Problem – Would you print the material exactly, starting at its first line and ending at the line holding "18, 20, 25, 30]"?

+++ Given records +++

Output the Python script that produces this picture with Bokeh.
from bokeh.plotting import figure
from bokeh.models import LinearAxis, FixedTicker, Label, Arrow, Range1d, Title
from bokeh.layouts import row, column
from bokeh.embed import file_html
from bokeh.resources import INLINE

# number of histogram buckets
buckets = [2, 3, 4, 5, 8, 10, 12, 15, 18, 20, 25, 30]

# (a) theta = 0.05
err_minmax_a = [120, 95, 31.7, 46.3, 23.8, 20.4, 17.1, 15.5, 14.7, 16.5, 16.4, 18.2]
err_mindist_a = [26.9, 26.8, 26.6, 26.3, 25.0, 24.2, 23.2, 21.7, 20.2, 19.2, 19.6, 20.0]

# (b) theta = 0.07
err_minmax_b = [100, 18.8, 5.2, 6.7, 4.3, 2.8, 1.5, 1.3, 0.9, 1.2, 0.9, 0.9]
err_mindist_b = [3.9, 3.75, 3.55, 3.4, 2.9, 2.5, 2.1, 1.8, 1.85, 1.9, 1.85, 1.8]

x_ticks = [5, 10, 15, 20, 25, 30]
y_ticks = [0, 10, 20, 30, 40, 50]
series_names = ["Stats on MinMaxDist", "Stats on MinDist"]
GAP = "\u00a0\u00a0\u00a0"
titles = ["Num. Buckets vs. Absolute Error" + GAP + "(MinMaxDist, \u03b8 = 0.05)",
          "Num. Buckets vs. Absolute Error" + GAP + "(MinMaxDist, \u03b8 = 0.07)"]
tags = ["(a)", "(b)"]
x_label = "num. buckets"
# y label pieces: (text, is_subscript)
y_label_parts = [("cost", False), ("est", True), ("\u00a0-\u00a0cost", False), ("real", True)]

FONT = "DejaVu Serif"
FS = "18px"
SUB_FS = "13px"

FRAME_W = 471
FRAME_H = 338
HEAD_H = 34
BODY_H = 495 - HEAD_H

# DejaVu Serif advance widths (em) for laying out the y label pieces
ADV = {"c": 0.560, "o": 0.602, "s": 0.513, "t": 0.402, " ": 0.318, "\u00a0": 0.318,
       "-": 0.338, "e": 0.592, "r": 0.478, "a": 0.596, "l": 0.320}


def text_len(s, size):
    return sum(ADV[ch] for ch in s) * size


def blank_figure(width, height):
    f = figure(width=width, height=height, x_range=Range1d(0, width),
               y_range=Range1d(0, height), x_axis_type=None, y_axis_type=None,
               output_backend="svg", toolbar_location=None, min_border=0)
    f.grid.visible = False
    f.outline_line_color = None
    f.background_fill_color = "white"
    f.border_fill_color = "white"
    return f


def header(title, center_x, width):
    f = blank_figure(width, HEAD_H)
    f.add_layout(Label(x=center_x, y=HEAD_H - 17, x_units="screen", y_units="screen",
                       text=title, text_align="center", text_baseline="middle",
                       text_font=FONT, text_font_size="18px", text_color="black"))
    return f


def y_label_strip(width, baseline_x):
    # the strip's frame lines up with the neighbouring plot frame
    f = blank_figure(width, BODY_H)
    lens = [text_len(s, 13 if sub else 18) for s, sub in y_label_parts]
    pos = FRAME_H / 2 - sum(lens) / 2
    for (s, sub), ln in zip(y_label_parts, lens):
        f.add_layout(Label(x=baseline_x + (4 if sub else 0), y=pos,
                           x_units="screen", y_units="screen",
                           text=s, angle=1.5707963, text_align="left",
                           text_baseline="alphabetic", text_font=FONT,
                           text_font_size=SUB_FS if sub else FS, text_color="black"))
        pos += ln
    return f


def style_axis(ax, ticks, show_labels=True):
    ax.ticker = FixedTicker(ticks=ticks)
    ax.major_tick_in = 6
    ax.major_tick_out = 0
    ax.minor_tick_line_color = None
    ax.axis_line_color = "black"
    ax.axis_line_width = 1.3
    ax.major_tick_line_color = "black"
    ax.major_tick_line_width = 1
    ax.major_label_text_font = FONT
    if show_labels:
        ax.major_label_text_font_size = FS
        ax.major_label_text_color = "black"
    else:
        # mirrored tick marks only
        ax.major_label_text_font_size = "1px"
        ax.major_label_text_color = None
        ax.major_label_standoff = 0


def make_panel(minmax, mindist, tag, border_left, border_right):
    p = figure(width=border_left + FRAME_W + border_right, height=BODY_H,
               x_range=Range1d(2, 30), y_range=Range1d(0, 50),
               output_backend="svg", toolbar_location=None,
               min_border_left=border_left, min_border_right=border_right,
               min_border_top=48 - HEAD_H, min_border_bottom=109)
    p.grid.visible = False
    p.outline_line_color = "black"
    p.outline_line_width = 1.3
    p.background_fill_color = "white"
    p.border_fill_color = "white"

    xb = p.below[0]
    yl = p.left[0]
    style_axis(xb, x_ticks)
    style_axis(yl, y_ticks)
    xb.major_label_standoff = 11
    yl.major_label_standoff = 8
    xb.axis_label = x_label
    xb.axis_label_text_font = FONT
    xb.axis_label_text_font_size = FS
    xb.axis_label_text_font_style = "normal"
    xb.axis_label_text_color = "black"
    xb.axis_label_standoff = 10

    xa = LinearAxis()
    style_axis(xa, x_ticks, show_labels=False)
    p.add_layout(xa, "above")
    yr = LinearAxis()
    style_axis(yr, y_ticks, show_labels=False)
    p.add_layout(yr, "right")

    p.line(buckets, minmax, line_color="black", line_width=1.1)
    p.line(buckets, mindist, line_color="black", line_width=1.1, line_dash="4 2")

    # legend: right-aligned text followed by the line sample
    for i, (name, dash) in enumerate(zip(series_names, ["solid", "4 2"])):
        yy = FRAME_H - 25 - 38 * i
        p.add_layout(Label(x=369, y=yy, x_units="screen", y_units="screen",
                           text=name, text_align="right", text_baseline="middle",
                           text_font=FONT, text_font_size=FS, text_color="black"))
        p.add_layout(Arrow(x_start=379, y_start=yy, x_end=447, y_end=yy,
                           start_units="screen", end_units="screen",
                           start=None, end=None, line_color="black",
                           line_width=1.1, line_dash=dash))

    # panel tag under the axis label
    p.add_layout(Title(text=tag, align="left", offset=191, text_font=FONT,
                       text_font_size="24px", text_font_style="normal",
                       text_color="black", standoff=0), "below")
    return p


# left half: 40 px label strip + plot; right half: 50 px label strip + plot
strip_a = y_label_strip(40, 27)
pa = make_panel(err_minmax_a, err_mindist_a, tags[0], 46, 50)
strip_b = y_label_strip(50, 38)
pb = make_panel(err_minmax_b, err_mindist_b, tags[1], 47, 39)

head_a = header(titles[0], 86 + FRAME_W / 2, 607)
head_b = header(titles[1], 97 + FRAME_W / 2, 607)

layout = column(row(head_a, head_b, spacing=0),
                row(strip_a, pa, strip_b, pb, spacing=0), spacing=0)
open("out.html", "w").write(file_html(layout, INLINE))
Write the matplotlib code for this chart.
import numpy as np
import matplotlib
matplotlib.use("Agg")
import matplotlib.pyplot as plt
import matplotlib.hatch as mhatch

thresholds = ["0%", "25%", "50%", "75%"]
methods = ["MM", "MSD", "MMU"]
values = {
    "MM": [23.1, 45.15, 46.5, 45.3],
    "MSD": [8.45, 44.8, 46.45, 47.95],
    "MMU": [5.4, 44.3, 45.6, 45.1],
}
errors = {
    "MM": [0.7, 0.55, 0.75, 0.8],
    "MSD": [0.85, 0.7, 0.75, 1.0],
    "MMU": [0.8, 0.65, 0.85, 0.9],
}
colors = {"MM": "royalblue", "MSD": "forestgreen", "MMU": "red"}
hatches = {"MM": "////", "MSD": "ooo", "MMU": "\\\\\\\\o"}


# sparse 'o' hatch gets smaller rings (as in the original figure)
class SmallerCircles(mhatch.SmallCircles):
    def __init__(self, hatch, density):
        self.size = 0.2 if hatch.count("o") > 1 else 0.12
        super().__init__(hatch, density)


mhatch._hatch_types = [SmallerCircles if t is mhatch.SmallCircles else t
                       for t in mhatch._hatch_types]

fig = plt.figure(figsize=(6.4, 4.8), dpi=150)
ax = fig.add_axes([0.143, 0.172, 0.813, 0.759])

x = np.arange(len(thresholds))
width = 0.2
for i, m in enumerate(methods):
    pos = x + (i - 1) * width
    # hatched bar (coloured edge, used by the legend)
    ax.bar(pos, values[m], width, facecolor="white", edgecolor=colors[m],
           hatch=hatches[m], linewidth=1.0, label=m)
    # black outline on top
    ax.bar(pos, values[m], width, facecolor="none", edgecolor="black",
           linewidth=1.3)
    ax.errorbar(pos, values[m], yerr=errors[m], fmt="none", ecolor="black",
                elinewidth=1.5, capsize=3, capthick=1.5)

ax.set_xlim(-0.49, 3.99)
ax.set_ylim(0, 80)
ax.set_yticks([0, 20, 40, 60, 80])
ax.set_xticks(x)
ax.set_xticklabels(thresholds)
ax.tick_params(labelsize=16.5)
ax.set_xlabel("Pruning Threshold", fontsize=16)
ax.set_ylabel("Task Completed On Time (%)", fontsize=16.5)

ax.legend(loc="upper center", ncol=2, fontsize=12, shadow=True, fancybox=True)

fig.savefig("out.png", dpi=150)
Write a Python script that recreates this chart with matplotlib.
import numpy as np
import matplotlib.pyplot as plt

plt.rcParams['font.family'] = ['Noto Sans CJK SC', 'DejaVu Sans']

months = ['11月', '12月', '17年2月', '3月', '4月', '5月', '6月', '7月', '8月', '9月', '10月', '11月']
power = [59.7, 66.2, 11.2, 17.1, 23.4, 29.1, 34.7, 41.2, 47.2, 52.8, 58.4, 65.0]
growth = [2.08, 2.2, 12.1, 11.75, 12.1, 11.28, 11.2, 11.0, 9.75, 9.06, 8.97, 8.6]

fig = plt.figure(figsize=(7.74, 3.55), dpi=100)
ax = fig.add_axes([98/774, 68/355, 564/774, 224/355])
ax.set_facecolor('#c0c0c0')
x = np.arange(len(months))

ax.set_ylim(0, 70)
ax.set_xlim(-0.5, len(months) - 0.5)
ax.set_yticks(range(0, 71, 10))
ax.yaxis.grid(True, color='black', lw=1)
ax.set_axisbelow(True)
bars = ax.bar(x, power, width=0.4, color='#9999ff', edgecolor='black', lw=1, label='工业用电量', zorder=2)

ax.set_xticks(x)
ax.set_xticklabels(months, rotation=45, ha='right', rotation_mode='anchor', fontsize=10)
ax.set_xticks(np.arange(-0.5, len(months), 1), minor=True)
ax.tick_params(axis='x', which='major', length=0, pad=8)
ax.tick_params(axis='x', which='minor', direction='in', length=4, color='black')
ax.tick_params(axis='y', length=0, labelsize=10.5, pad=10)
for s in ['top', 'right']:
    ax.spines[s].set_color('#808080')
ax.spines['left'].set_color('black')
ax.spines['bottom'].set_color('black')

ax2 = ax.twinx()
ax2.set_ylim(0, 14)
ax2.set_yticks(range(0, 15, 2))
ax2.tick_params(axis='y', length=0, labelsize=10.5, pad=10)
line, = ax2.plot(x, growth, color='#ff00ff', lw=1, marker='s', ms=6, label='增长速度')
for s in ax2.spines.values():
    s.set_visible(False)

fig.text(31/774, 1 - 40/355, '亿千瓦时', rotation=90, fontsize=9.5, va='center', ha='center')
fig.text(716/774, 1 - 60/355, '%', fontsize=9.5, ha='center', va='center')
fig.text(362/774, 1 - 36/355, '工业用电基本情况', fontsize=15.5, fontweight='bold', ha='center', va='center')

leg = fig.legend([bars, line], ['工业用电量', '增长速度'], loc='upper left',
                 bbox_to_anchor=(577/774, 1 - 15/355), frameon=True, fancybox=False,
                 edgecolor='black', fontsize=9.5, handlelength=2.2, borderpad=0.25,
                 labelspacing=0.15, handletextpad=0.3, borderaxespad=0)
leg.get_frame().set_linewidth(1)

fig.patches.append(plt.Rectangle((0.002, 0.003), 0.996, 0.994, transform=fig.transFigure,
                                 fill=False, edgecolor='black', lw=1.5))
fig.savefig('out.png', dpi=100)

+++

Result of the exercise –
Output the Python script that produces this picture with Bokeh.
from bokeh.plotting import figure
from bokeh.models import LinearAxis, FixedTicker, Label, Arrow, Range1d, Title
from bokeh.layouts import row, column
from bokeh.embed import file_html
from bokeh.resources import INLINE

# number of histogram buckets
buckets = [2, 3, 4, 5, 8, 10, 12, 15, 18, 20, 25, 30]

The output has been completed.